The Latvian ferry company Rigas Juras Linijas will revive the ferry line between Stockholm and Riga this spring.
A previous attempt to restart the route failed because the ship the company wanted to use, the aging Georg Otts, was bought by a Norwegian company.
This time the Latvian company will charter the Danish-owned ferry Max Mols, but it is not yet decided which route the ferry will take.
"We are looking into the possibility of going between Riga and (the Swedish city) Nynashamn," said Rigas Juras Linijas director Miks Ekbaums. "This would be cheaper and means we could drop the ticket prices by 20 lats ($32)."
He said the trip would only take six hours since Nynashamn is 48 kilometers south of the Swedish capital.
The Max Mols can carry 800 passengers and 260 cars. The ship flies under the Danish flag and is only three years old. The boat would run every other day.
The director said the starting price for a round trip from Riga to Stockholm would be 109 lats.
"When we start April 25, we will give a 20 percent discount," Ekbaums said.
The company also plans to include the Estonian island Saaremaa on the route.
Riga Mayor Gundars Bojars told BNS that the route would be profitable because some 400,000 Swedes travel to the island every year. Cargo shippers are also watching the route's development.

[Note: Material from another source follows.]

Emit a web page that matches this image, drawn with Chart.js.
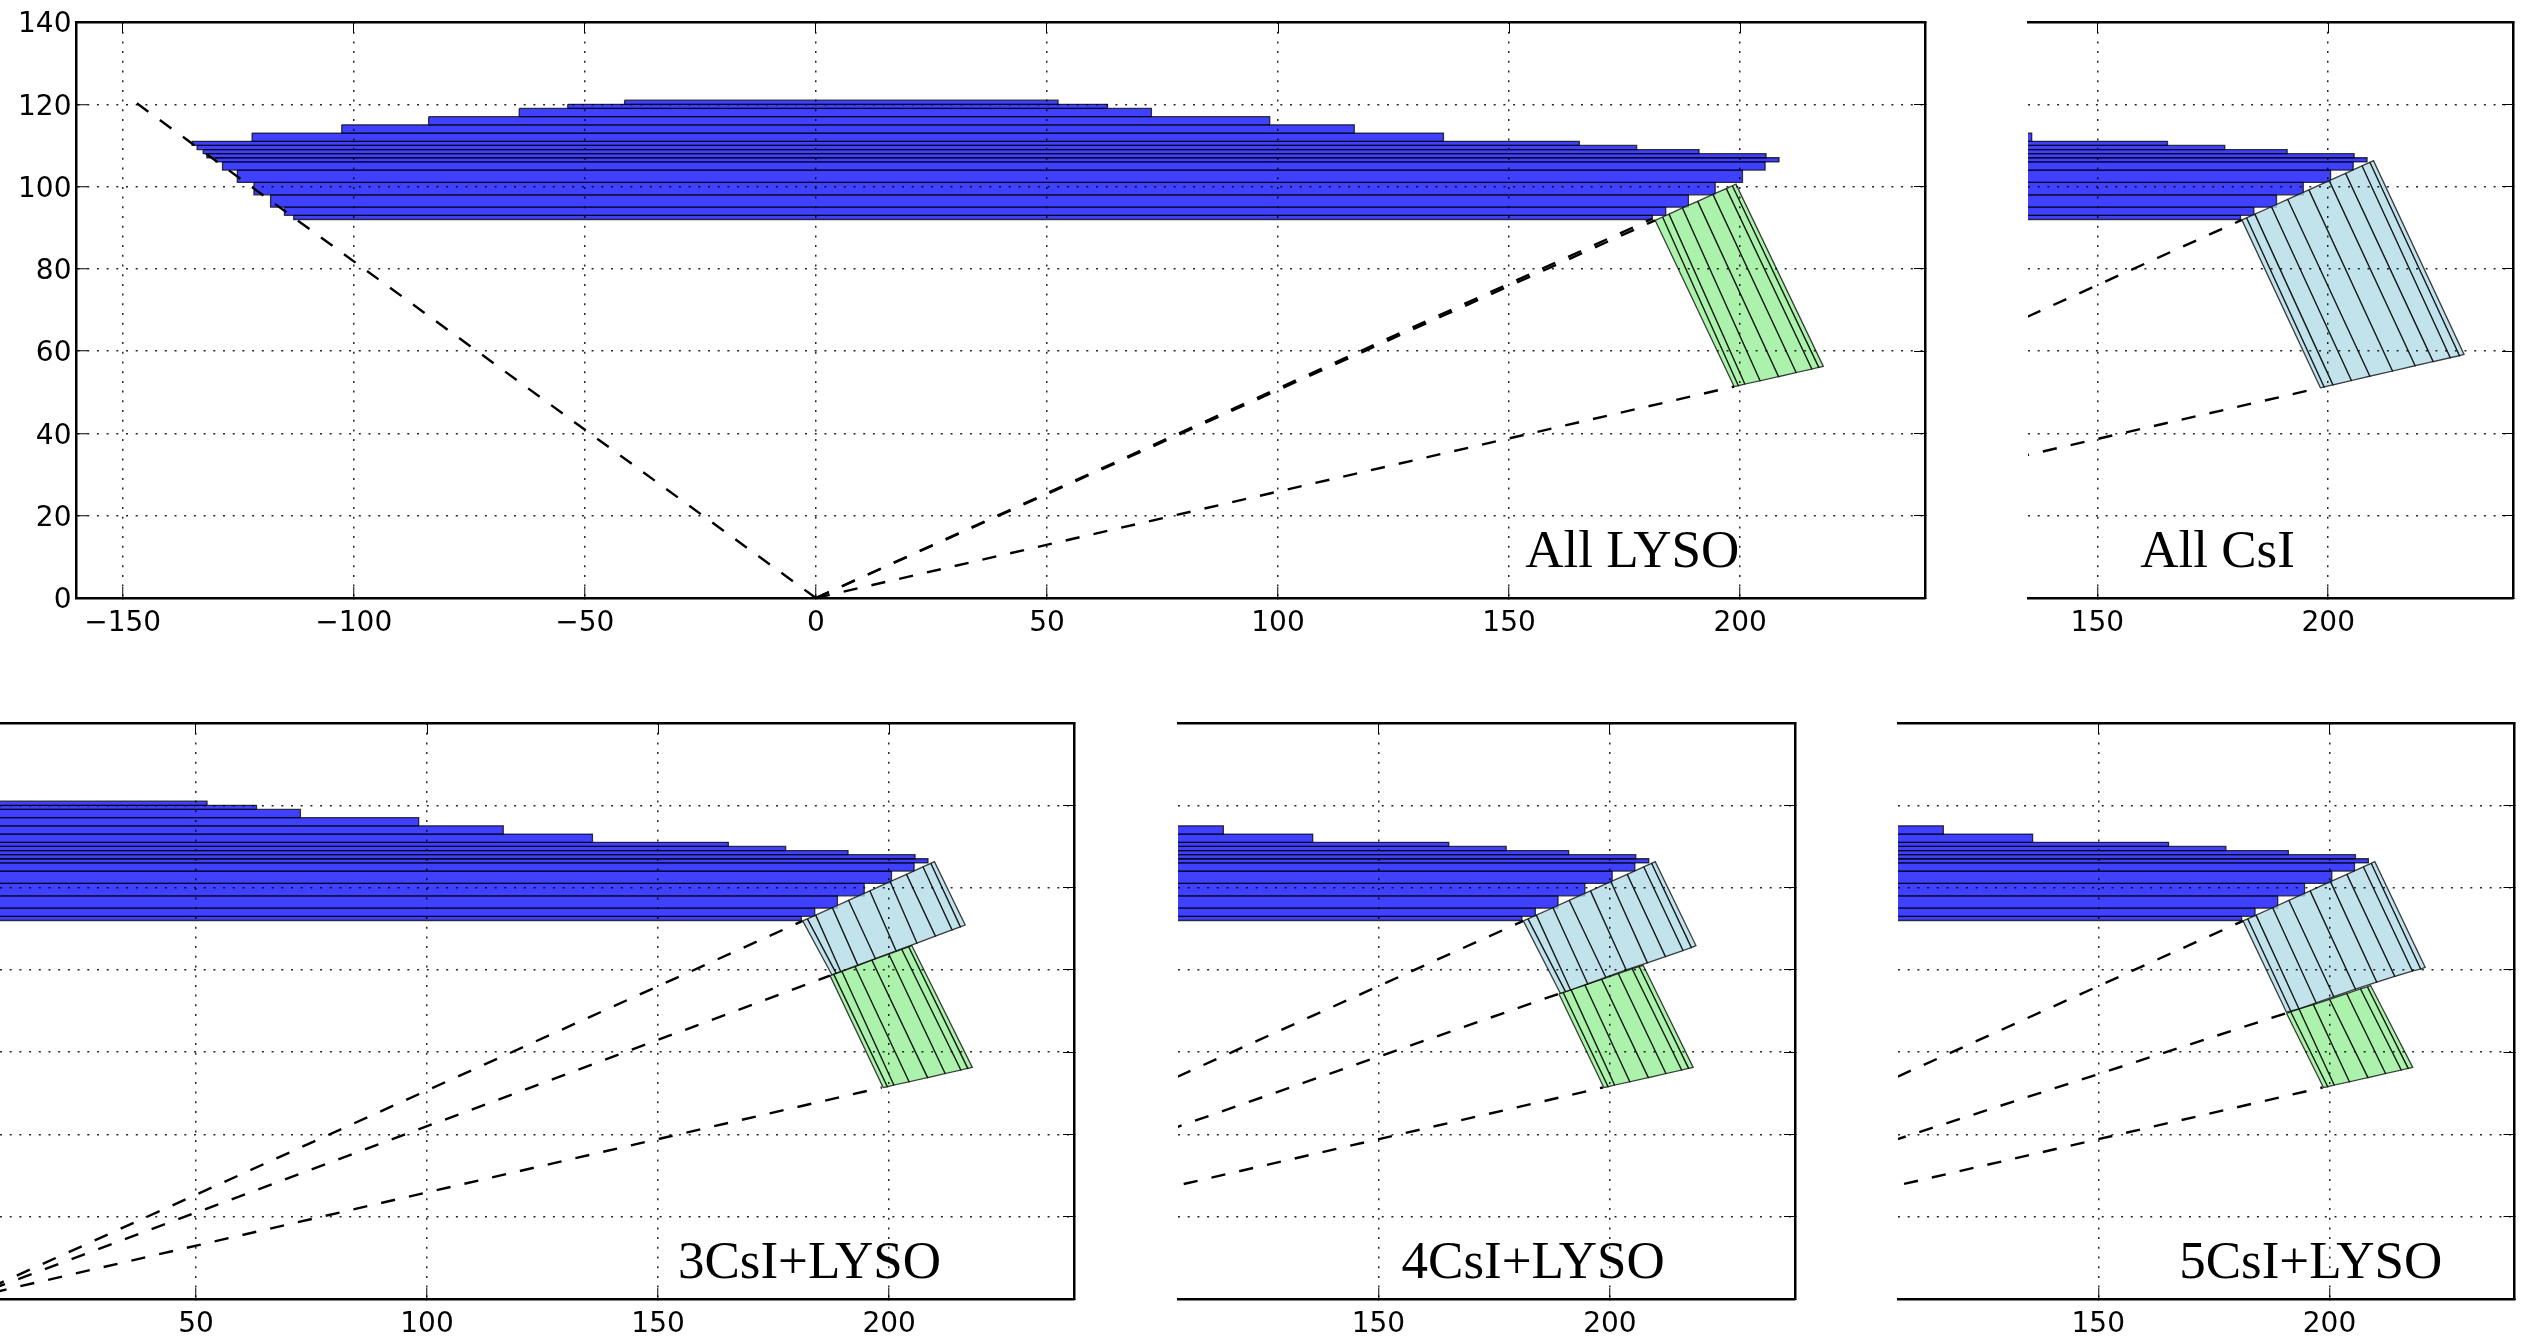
<!DOCTYPE html>
<html><head><meta charset="utf-8">
<style>html,body{margin:0;padding:0;background:#fff;overflow:hidden;width:2524px;height:1336px}
.p{position:absolute}</style>
<script src="https://cdn.jsdelivr.net/npm/chart.js@4"></script></head><body>
<script>
const panelTitles=["All LYSO","All CsI","3CsI+LYSO","4CsI+LYSO","5CsI+LYSO"];
const xTickValues=[-150,-100,-50,0,50,100,150,200];
const yTickValues=[0,20,40,60,80,100,120,140];
// blue barrel strips
const stripEdgesY=[121,120,119,117,115,113,111,110,109,108,107,106,104,101,98,95,93,92];
const stripLeft=[-41.4,-53.7,-64.2,-83.8,-102.6,-122,-135,-133.9,-132.6,-131.8,-129.9,-128.4,-125.2,-121.6,-118,-115,-113];
const stripRight=[52.4,63.1,72.6,98.2,116.5,135.8,165.2,177.6,191.1,205.6,208.4,205.4,200.5,194.6,188.8,183.9,181];
// CsI crystals: front face and back face
const csiFrontX=[181.3,182.3,184.1,187.7,191.2,195.8,200.2,203.75,207.3,209,209.8];
const csiFrontY=[91.9,92.4,93.3,95.1,96.9,99.2,101.45,103.2,105.05,105.9,106.3];
const csiBackX=[198.3,199.1,201,205,209,213.9,218.8,222.7,226.4,228.4,229.4];
const csiBackY=[51.1,51.3,51.8,52.85,53.9,55.15,56.45,57.45,58.4,58.9,59.2];
const csi3BackX=[187.6,188.5,189.5,193.2,197,201.5,206,210,213.6,215.4,216.45];
const csi3BackY=[78.8,79.2,79.6,81.15,82.75,84.6,86.5,88.2,89.7,90.45,90.9];
const csi4BackX=[189.3,190.4,191.5,195.2,199.1,203.5,208.1,212,215.8,217.6,218.6];
const csi4BackY=[74.3,74.7,75.1,76.6,78.2,80,81.7,83.2,84.7,85.4,85.9];
const csi5BackX=[190.7,191.6,193.4,197.1,200.9,205.6,210.2,214.1,217.9,219.7,220.7];
const csi5BackY=[69.7,70,70.5,72,73.5,75.3,77,78.4,79.7,80.2,80.6];
// LYSO crystals
const lysoFrontX=[181.6,183.2,184.6,187.5,190.8,194.1,197,198.3,199.1];
const lysoFrontY=[91.8,92.6,93.3,94.8,96.4,98.1,99.5,100.2,100.6];
const lysoBackX=[198.7,199.6,201,204.3,208.3,212.1,215.5,217,218];
const lysoBackY=[51.4,51.6,52,52.8,53.8,54.8,55.65,56.05,56.3];
const lyso3FrontX=[187.2,188,189.75,192.6,196.25,199.9,202.7,204.2,204.9];
const lyso3FrontY=[78.6,78.9,79.65,80.8,82.35,83.85,85,85.6,85.9];
const lyso4FrontX=[189,189.9,191.6,194.6,198.2,201.8,204.8,206.3,207.2];
const lyso4FrontY=[74.15,74.5,75.2,76.3,77.7,79.1,80.25,80.8,81.1];
const lyso5FrontX=[190.7,191.6,193.4,196.5,200,203.7,206.7,208.2,208.9];
const lyso5FrontY=[69.45,69.8,70.5,71.55,72.85,74.25,75.35,75.85,76.2];
// dashed acceptance rays: end points, all start at the origin
const rays1=[[-147.5,120.7],[181,92.2],[181.6,91.8],[198.7,51.4]];
const rays2=[[181.3,91.9],[198.3,51.1]];
const rays3=[[181.3,91.9],[187.2,78.6],[198.4,51.4]];
const rays4=[[181.3,91.9],[189,74.2],[198.5,51.4]];
const rays5=[[181.3,91.9],[190.7,69.5],[198.5,51.4]];
const xRange=[[-160,240],[135,240],[7.6,240],[106.7,240],[106.7,240]];
const yRange=[0,140];

const BLUE='rgba(0,0,255,0.75)',GREEN='rgba(144,238,144,0.75)',LBLUE='rgba(173,216,230,0.75)',EDGE='rgba(0,0,0,0.75)';
function poly(pts,fill,order){return {data:pts.concat([pts[0]]),showLine:true,fill:'shape',backgroundColor:fill,borderColor:EDGE,borderWidth:1.3,pointRadius:0,tension:0,order};}
function crystals(fx,fy,bx,by,color){const out=[];for(let i=0;i<fx.length-1;i++){out.push(poly([{x:fx[i],y:fy[i]},{x:fx[i+1],y:fy[i+1]},{x:bx[i+1],y:by[i+1]},{x:bx[i],y:by[i]}],color,2));}return out;}
function strips(){const out=[];for(let i=0;i<stripLeft.length;i++){out.push(poly([{x:stripLeft[i],y:stripEdgesY[i]},{x:stripRight[i],y:stripEdgesY[i]},{x:stripRight[i],y:stripEdgesY[i+1]},{x:stripLeft[i],y:stripEdgesY[i+1]}],BLUE,3));}return out;}
function rays(list){return list.map(r=>({data:[{x:0,y:0},{x:r[0],y:r[1]}],showLine:true,fill:false,borderColor:'#000',borderWidth:2.4,borderDash:[14.24,14.24],pointRadius:0,order:1}));}

const FONT={family:'"DejaVu Sans"',size:28};
const panels=[
 {left:0,top:0,w:1960,h:680,aL:76.5,aR:1925,aT:22,aB:598,leftAxis:true,title:[153.5,7.5],
  ds:[...strips(),...crystals(lysoFrontX,lysoFrontY,lysoBackX,lysoBackY,GREEN),...rays(rays1)]},
 {left:1990,top:0,w:534,h:680,aL:2028,aR:2513,aT:22,aB:598,title:[159.3,7.5],
  ds:[...strips(),...crystals(csiFrontX,csiFrontY,csiBackX,csiBackY,LBLUE),...rays(rays2)]},
 {left:0,top:690,w:1110,h:646,aL:0,aR:1074,aT:723,aB:1299,title:[154.3,5.1],
  ds:[...strips(),...crystals(csiFrontX,csiFrontY,csi3BackX,csi3BackY,LBLUE),...crystals(lyso3FrontX,lyso3FrontY,lysoBackX,lysoBackY,GREEN),...rays(rays3)]},
 {left:1140,top:690,w:700,h:646,aL:1178,aR:1795,aT:723,aB:1299,title:[155,5.1],
  ds:[...strips(),...crystals(csiFrontX,csiFrontY,csi4BackX,csi4BackY,LBLUE),...crystals(lyso4FrontX,lyso4FrontY,lysoBackX,lysoBackY,GREEN),...rays(rays4)]},
 {left:1860,top:690,w:664,h:646,aL:1898,aR:2514.5,aT:723,aB:1299,title:[167.5,5.1],
  ds:[...strips(),...crystals(csiFrontX,csiFrontY,csi5BackX,csi5BackY,LBLUE),...crystals(lyso5FrontX,lyso5FrontY,lysoBackX,lysoBackY,GREEN),...rays(rays5)]}
];
const titlePlugin={id:'panelTitle',afterDatasetsDraw(c,a,o){const {ctx,scales:{x,y}}=c;ctx.save();ctx.fillStyle='#000';ctx.font='53px "Liberation Serif"';ctx.textBaseline='alphabetic';ctx.textAlign='left';ctx.fillText(o.text,x.getPixelForValue(o.x),y.getPixelForValue(o.y));ctx.restore();}};
function minus(v){return String(v).replace('-','\u2212');}
function noPad(s){s.paddingTop=0;s.paddingBottom=0;s.paddingLeft=0;s.paddingRight=0;if(s._margins){s._margins.top=0;s._margins.bottom=0;s._margins.left=0;s._margins.right=0;}}
panels.forEach((p,i)=>{
 const d=document.createElement('div');d.className='p';d.style.cssText=`left:${p.left}px;top:${p.top}px;width:${p.w}px;height:${p.h}px`;
 const cv=document.createElement('canvas');d.appendChild(cv);document.body.appendChild(d);
 const setX=s=>{s.ticks=xTickValues.filter(v=>v>=xRange[i][0]&&v<=xRange[i][1]).map(v=>({value:v}));};
 const setY=s=>{s.ticks=yTickValues.map(v=>({value:v}));};
 const gridOpts={color:'rgba(0,0,0,0.85)',lineWidth:1.5,z:1,tickColor:'#000',tickWidth:1,tickLength:-11,drawTicks:true};
 const bord={color:'#000',width:2.5,dash:[2,7.7],z:2};
 const sideOpts=(axis)=>({type:'linear',afterBuildTicks:axis==='x'?setX:setY,grid:{drawOnChartArea:false,tickColor:'#000',tickWidth:1,tickLength:-11},border:{color:'#000',width:2.5,z:2},ticks:{display:false,autoSkip:false},
   min:axis==='x'?xRange[i][0]:yRange[0],max:axis==='x'?xRange[i][1]:yRange[1]});
 new Chart(cv,{type:'scatter',plugins:[titlePlugin],
  data:{datasets:p.ds},
  options:{responsive:true,maintainAspectRatio:false,animation:false,events:[],
   layout:{autoPadding:false,padding:{left:p.leftAxis?0:p.aL-p.left,right:p.left+p.w-p.aR,top:p.aT-p.top,bottom:0}},
   plugins:{legend:{display:false},tooltip:{enabled:false},panelTitle:{text:panelTitles[i],x:p.title[0],y:p.title[1]}},
   scales:{
    x:{type:'linear',position:'bottom',min:xRange[i][0],max:xRange[i][1],afterBuildTicks:setX,grid:gridOpts,border:bord,
       ticks:{autoSkip:false,maxRotation:0,color:'#000',font:FONT,padding:20,callback:minus},
       afterFit(s){noPad(s);s.height=p.top+p.h-p.aB;}},
    y:{type:'linear',position:'left',min:yRange[0],max:yRange[1],afterBuildTicks:setY,grid:p.leftAxis?gridOpts:{...gridOpts,drawTicks:false},
       border:p.leftAxis?bord:{...bord,width:0},
       ticks:{display:!!p.leftAxis,autoSkip:false,color:'#000',font:FONT,padding:16,labelOffset:3,callback:minus},
       afterFit(s){noPad(s);s.width=p.leftAxis?p.aL:0;}},
    x2:{...sideOpts('x'),axis:'x',position:'top',afterFit(s){noPad(s);s.height=0;}},
    y2:{...sideOpts('y'),axis:'y',position:'right',afterFit(s){noPad(s);s.width=0;}}
   }}});
});
</script></body></html>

"Swedish cargo companies have said that they are interested in having a ferry between Riga and Stockholm, but they haven't said anything about investing any money," said Ekbaums.
The Riga City Council may take a 26 percent stake in the new company, Bojars said, because then the municipality would have some veto rights on the ferry company's operations.
Because there have already been three failed attempts to run a successful ferry line between Stockholm and Riga, the municipality is keen to partly supervise operations.
The City Council has long been trying to attract Swedish ferry companies to operate on the route.
Stockholm municipal officials earlier said that Scandinavians have voiced concerns about the chaotic nature of business at Riga's port.
Aira Andriksone, head of the tourism department at the Ministry of Environment and Regional Development, said it was too early to forecast the route's chances of survival.
"There was a limited number of Swedish tourists on the ferries earlier so it's difficult to say if the amount of tourists from Sweden declined during the time when the ferry was down," Andriksone said. "Also, we don't have the latest statistical figures from last year yet."